## Start Data shown
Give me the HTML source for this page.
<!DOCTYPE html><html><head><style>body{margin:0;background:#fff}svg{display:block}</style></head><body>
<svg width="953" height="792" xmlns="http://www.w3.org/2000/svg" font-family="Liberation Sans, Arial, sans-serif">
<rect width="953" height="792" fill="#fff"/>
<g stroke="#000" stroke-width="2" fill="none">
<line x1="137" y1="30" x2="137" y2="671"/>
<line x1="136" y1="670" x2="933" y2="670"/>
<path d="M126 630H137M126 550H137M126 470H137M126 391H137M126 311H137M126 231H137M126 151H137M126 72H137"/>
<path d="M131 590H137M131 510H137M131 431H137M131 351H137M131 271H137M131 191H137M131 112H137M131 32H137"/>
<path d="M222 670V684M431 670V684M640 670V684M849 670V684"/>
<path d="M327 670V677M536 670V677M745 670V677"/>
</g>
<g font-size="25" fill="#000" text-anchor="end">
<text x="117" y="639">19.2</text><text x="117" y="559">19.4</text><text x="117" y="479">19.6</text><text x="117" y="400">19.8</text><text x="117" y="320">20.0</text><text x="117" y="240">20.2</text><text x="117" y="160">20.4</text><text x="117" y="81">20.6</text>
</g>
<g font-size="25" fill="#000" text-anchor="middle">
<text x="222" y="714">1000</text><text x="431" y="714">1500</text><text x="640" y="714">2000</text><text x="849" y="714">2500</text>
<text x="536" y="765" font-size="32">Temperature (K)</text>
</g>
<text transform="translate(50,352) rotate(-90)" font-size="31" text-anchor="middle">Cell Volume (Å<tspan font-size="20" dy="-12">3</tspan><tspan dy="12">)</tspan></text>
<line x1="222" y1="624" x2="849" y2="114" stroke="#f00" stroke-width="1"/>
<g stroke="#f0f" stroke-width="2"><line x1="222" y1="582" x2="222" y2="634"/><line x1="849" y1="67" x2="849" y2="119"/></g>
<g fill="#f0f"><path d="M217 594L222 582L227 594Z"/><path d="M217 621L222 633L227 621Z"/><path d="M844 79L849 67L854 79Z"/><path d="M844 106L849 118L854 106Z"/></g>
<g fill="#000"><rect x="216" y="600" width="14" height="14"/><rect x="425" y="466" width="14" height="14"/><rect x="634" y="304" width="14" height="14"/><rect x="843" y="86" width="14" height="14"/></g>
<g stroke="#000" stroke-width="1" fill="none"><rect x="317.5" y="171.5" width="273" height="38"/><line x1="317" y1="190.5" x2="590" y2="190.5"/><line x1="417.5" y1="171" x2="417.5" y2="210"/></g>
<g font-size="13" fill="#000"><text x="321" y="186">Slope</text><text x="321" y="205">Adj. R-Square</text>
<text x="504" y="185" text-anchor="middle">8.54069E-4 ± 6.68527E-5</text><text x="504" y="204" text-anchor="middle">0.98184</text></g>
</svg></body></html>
## End Data shown
## Start Data shown
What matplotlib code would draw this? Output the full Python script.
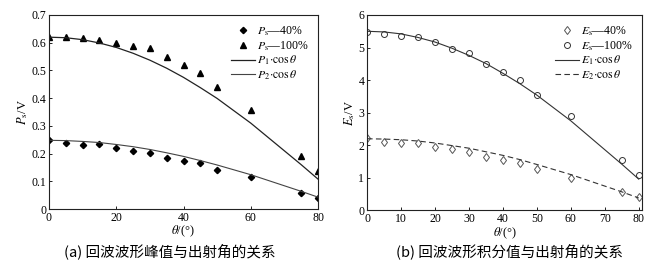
## End Data shown
Copy out each line in the preceding records that contains "this".

- _Correct output_:
Give me the HTML source for this page.
What matplotlib code would draw this? Output the full Python script.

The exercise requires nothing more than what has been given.